Garafola worked for the East Baton Rouge Sheriff's Office for 24 years, according to Casey Rayborn Hicks, a spokesman for the sheriff's office.
He was 45 years old.
The gunman also critically wounded a deputy who is "fighting for his life," said East Baton Rouge Parish Sheriff Sid Gautreaux. Another wounded deputy and police officer have non-life-threatening wounds, law officers said.
Authorities later identified 41-year-old Nicholas Tullier as an officer in critical condition.
Bruce Simmons, a 51-year-old with 23 years of service, sustained non-life threatening injuries, authorities said.
Authorities say Gavin Long carried out the attack Sunday on law enforcement in Louisiana.
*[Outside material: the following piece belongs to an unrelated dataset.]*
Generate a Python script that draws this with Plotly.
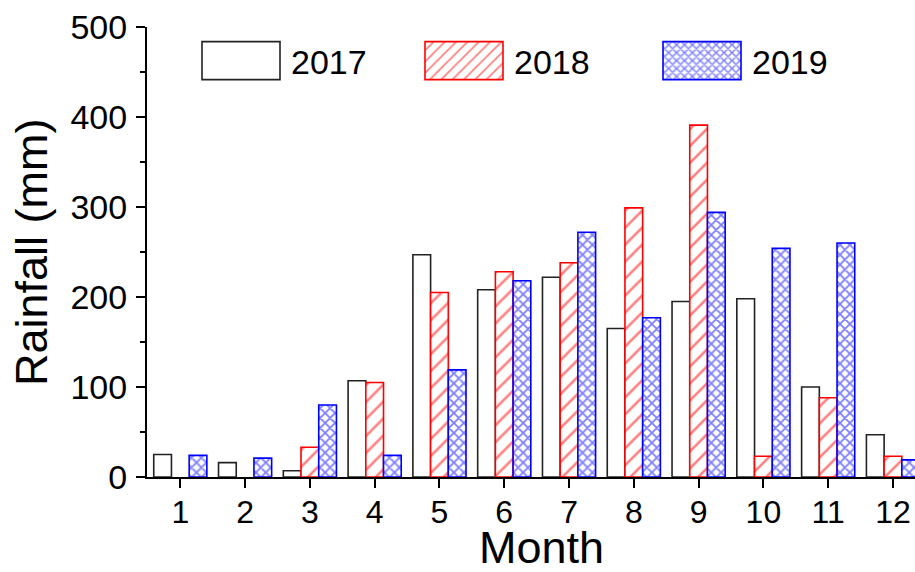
import plotly.graph_objects as go

months = [1, 2, 3, 4, 5, 6, 7, 8, 9, 10, 11, 12]
month_labels = ["1", "2", "3", "4", "5", "6", "7", "8", "9", "10", "11", "12"]
rain_2017 = [25, 16, 7, 107, 247, 208, 222, 165, 195, 198, 100, 47]
rain_2018 = [None, None, 33, 105, 205, 228, 238, 299, 391, 23, 88, 23]
rain_2019 = [24, 21, 80, 24, 119, 218, 272, 177, 294, 254, 260, 19]
y_ticks = [0, 100, 200, 300, 400, 500]
x_title = "Month"
y_title = "Rainfall (mm)"

FONT = "Arial, Liberation Sans, sans-serif"

fig = go.Figure()
fig.add_trace(go.Bar(
    x=months, y=rain_2017, name="2017", legend="legend", showlegend=True,
    marker=dict(color="white", line=dict(color="#222222", width=1.6)),
))
fig.add_trace(go.Bar(
    x=months, y=rain_2018, name="2018", legend="legend2", showlegend=True,
    marker=dict(color="white", line=dict(color="#ff0000", width=1.6),
                pattern=dict(shape="/", fgcolor="#ff0000", bgcolor="white",
                             size=12, solidity=0.22, fillmode="overlay")),
))
fig.add_trace(go.Bar(
    x=months, y=rain_2019, name="2019", legend="legend3", showlegend=True,
    marker=dict(color="white", line=dict(color="#0000ff", width=1.6),
                pattern=dict(shape="x", fgcolor="#0000ff", bgcolor="white",
                             size=7, solidity=0.45, fillmode="overlay")),
))

PL, PR, PT, PB = 147, 915, 27, 477


def lx(px):
    return (px - PL) / (PR - PL)


def ly(py):
    return (PB - py) / (PB - PT)


leg_common = dict(xref="paper", yref="paper", xanchor="left", yanchor="top",
                  font=dict(family=FONT, size=34, color="black"),
                  bgcolor="rgba(0,0,0,0)", borderwidth=0, tracegroupgap=0)

fig.update_layout(
    width=915, height=572, autosize=False, showlegend=True,
    margin=dict(l=PL, r=915 - PR, t=PT, b=572 - PB, autoexpand=False),
    plot_bgcolor="white", paper_bgcolor="white",
    barmode="group", bargap=0.18, bargroupgap=0,
    font=dict(family=FONT, color="black"),
    legend=dict(x=lx(251), y=ly(32), **leg_common),
    legend2=dict(x=lx(474), y=ly(32), **leg_common),
    legend3=dict(x=lx(712), y=ly(32), **leg_common),
    xaxis=dict(
        range=[0.486, 12.34], tickvals=months, ticktext=month_labels, tickangle=0,
        showline=True, linecolor="black", linewidth=2,
        ticks="outside", ticklen=9, tickwidth=2, tickcolor="black",
        ticklabelstandoff=-3,
        tickfont=dict(family=FONT, size=32), showgrid=False, zeroline=False,
    ),
    yaxis=dict(
        range=[0, 500], tickvals=y_ticks,
        showline=True, linecolor="black", linewidth=2,
        ticks="outside", ticklen=9, tickwidth=2, tickcolor="black",
        ticklabelstandoff=2,
        minor=dict(dtick=50, ticks="outside", ticklen=5, tickwidth=2, tickcolor="black"),
        tickfont=dict(family=FONT, size=34), showgrid=False, zeroline=False,
    ),
    annotations=[
        dict(text=x_title, xref="paper", yref="paper", x=lx(541), y=ly(547),
             xanchor="center", yanchor="middle", showarrow=False,
             font=dict(family=FONT, size=45, color="black")),
        dict(text=y_title, xref="paper", yref="paper", x=lx(31), y=ly(252),
             xanchor="center", yanchor="middle", showarrow=False, textangle=-90,
             font=dict(family=FONT, size=45, color="black")),
    ],
)

post = """
document.body.style.margin='0';
var gd = document.getElementById('{plot_id}');
function fixLegend(){
  gd.querySelectorAll('.scrollbox').forEach(function(e){
    e.removeAttribute('clip-path');
  });
  gd.querySelectorAll('.legendpoints path').forEach(function(p){
    p.setAttribute('d','M9,19H-69V-19H9Z');
  });
}
fixLegend();
gd.on('plotly_afterplot', fixLegend);
"""

fig.write_html("out.html", post_script=post, config={"displayModeBar": False})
Long, a black man from Kansas City, Missouri, was a Marine who was discharged as a sergeant in 2010.
He left a long trail of information online about his beliefs under the pseudonym Cosmo Setepenra.
Police had been on alert
Since the shooting death of Sterling by Baton Rouge police, the department has worried about threats against officers.
It has been an emotionally charged few days across the country because of the protests stemming from the Sterling shooting and the shooting by police of Philando Castile in Minnesota, plus the ambush on Dallas police officers in which a sniper killed five officers.
"This is an unspeakable and unjustified attack on all of us at a time when we need unity and healing," Gov. Edwards said Sunday in the hours after the Baton Rouge shooting.
Quinyetta McMillon, mother of Sterling's son Cameron, put out a statement through her lawyers condemning the ambush.
"We are disgusted by the despicable act of violence today that resulted in the shooting deaths of members of the Baton Rouge law enforcement," she said. "My hope is that one day soon we can come together and find solutions to the very important issues facing our nation rather than continuing to hurt one another."